In 1268 he became the eighth shikken, or regent, of the Kamakura shogunate. Around this time envoys began to come to Japan from the Mongol, or Yuan, dynasty of China demanding that Japan acknowledge itself a tributary state of Yuan.
Yuan at this time was under the rulership of Kublai Khan, the fifth of the Mongol emperors and grandson of Genghis Khan, the founder of the dynasty. Later, in 1271, he adopted Yuan as the official name of his dynasty, and in 1279 conquered the Southern Sung and united all of China under his rule.

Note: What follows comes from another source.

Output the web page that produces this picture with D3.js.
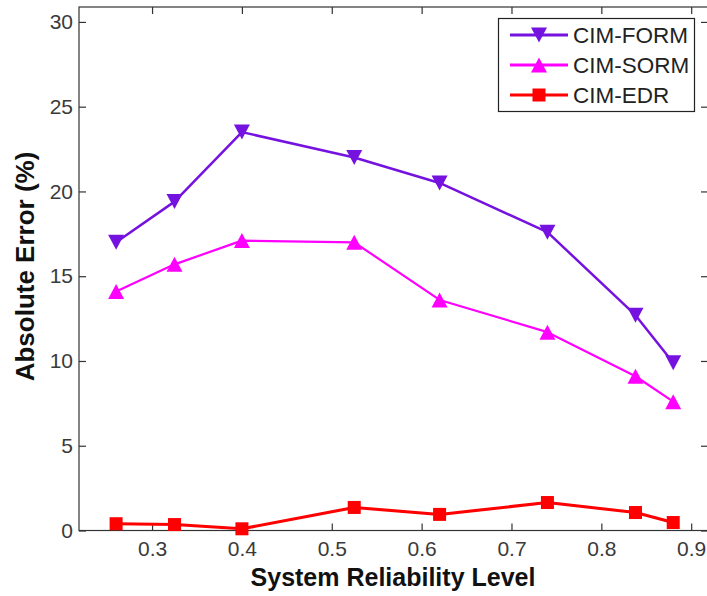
<!DOCTYPE html>
<html>
<head>
<meta charset="utf-8">
<script src="https://cdn.jsdelivr.net/npm/d3@7"></script>
<style>
  html, body { margin: 0; padding: 0; background: #fff; }
  svg { display: block; }
</style>
</head>
<body>
<svg id="chart" width="707" height="596"></svg>
<script>
// ---- data ----
const reliability = [0.26, 0.325, 0.40, 0.525, 0.62, 0.74, 0.838, 0.88];
const cimForm = [17.0, 19.4, 23.5, 22.0, 20.5, 17.6, 12.7, 9.9];
const cimSorm = [14.1, 15.7, 17.1, 17.0, 13.6, 11.7, 9.1, 7.6];
const cimEdr  = [0.4, 0.35, 0.1, 1.36, 0.95, 1.65, 1.06, 0.47];
const seriesNames = ["CIM-FORM", "CIM-SORM", "CIM-EDR"];
const xTicks = [0.3, 0.4, 0.5, 0.6, 0.7, 0.8, 0.9];
const yTicks = [0, 5, 10, 15, 20, 25, 30];

(function () {
const seriesStyle = [
  { values: cimForm, color: "#7512e0", width: 2.5, marker: "down" },
  { values: cimSorm, color: "#ff00ff", width: 2.2, marker: "up" },
  { values: cimEdr,  color: "#ff0000", width: 3,   marker: "square" }
];

const svg = d3.select("#chart");
const mLeft = 79, mRight = 708, mTop = 7, mBottom = 530.5;

const x = d3.scaleLinear().domain([0.2187, 0.9187]).range([mLeft, mRight]);
const y = d3.scaleLinear().domain([0, 30.88]).range([mBottom, mTop]);

const font = "'Liberation Sans', Arial, Helvetica, sans-serif";
const axisColor = "#333";

// frame
svg.append("rect")
  .attr("x", mLeft).attr("y", mTop)
  .attr("width", mRight - mLeft).attr("height", mBottom - mTop)
  .attr("fill", "none").attr("stroke", axisColor).attr("stroke-width", 1.2);

// axes (ticks inside)
const xAxisB = d3.axisBottom(x).tickValues(xTicks).tickSizeInner(-7).tickSizeOuter(0)
  .tickPadding(11).tickFormat(d3.format(".1f"));
const gx = svg.append("g").attr("transform", `translate(0,${mBottom})`).call(xAxisB);
const xAxisT = d3.axisTop(x).tickValues(xTicks).tickSizeInner(-7).tickSizeOuter(0).tickFormat("");
const gxt = svg.append("g").attr("transform", `translate(0,${mTop})`).call(xAxisT);
const yAxisL = d3.axisLeft(y).tickValues(yTicks).tickSizeInner(-7).tickSizeOuter(0).tickPadding(6);
const gy = svg.append("g").attr("transform", `translate(${mLeft},0)`).call(yAxisL);
const yAxisR = d3.axisRight(y).tickValues(yTicks).tickSizeInner(-7).tickSizeOuter(0).tickFormat("");
const gyr = svg.append("g").attr("transform", `translate(${mRight},0)`).call(yAxisR);

[gx, gxt, gy, gyr].forEach(g => {
  g.select(".domain").remove();
  g.selectAll(".tick line").attr("stroke", axisColor).attr("stroke-width", 1.2);
  g.selectAll(".tick text").attr("fill", "#3a3a3a").style("font-family", font)
    .style("font-size", "21px");
});
gx.selectAll(".tick text").attr("dy", "0.68em");

// axis titles
svg.append("text")
  .attr("x", 393).attr("y", 586)
  .attr("text-anchor", "middle")
  .style("font-family", font).style("font-size", "25px").style("font-weight", "bold")
  .attr("fill", "#111")
  .text("System Reliability Level");

svg.append("text")
  .attr("transform", `translate(34,${(150 + 383) / 2}) rotate(-90)`)
  .attr("text-anchor", "middle")
  .style("font-family", font).style("font-size", "26px").style("font-weight", "bold")
  .attr("fill", "#111")
  .text("Absolute Error (%)");

// markers
function drawMarker(g, type, cx, cy, color) {
  if (type === "square") {
    const s = 13;
    g.append("rect").attr("x", cx - s / 2).attr("y", cy - s / 2)
      .attr("width", s).attr("height", s).attr("fill", color);
  } else {
    const w = 16, h = 15;
    const pts = type === "down"
      ? [[cx - w / 2, cy - h / 2], [cx + w / 2, cy - h / 2], [cx, cy + h / 2]]
      : [[cx - w / 2, cy + h / 2], [cx + w / 2, cy + h / 2], [cx, cy - h / 2]];
    g.append("polygon").attr("points", pts.map(p => p.join(",")).join(" "))
      .attr("fill", color);
  }
}

const line = d3.line().x((d, i) => x(reliability[i])).y(d => y(d));

seriesStyle.forEach(s => {
  const g = svg.append("g");
  g.append("path").datum(s.values).attr("d", line)
    .attr("fill", "none").attr("stroke", s.color).attr("stroke-width", s.width)
    .attr("stroke-linejoin", "round");
  s.values.forEach((v, i) => drawMarker(g, s.marker, x(reliability[i]), y(v), s.color));
});

// legend
const lg = svg.append("g");
lg.append("rect").attr("x", 498.5).attr("y", 18.5).attr("width", 196).attr("height", 93)
  .attr("fill", "#fff").attr("stroke", "#222").attr("stroke-width", 1.2);
seriesStyle.forEach((s, i) => {
  const cy = 35 + i * 30;
  lg.append("line").attr("x1", 510).attr("x2", 568).attr("y1", cy).attr("y2", cy)
    .attr("stroke", s.color).attr("stroke-width", 3);
  drawMarker(lg, s.marker, 539, cy, s.color);
  lg.append("text").attr("x", 573).attr("y", cy).attr("dy", "0.36em")
    .style("font-family", font).style("font-size", "22.5px").attr("fill", "#222")
    .text(seriesNames[i]);
});
})();
</script>
</body>
</html>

In 1259 Kublai, as part of his campaign to subjugate all of Asia, had forced the Korean state of Koryo to become a tributary, and now he prepared to use it as a base for an attack on Japan should the Japanese refuse to acknowledge his authority. When the Mongol envoys came with their demands, Tokimune refused to heed them, instead beginning preparations to defend the country against attack.
In 1274 a force of over thirty thousand Mongol and Korean soldiers crossed over from the mainland in a fleet of some nine hundred ships and invaded Hakata in northern Kyushu. The Japanese defenders were easily thrown back, but a violent storm arose in the Japan Sea, inflicting heavy damage on the invaders’ ships and obliging them to withdraw. From the era name of the time, this is called the Bun’ei campaign. In 1275 Kublai sent another envoy de¬manding the submission of the Japanese. This time Tokimune executed the envoy and began construction of a stone battlement along the coast of northern Kyushu to fend off" any future Mongol attack.
In 1281 the Mongol forces appeared again to attack Kyushu, but once more they met with a violent storm that forced them to withdraw. This second attack is known as the Koan campaign, again from the era name of the time. Collectively, the two Mongol assaults are referred to as the “campaign of the Yuan pirates.”
Hojo Tokimune laid plans to launch a counteroffensive against the Mongols and spent large sums of money on military preparations, moves that put a heavy strain on the finances of the shogunate and were one of the causes of its eventual downfall.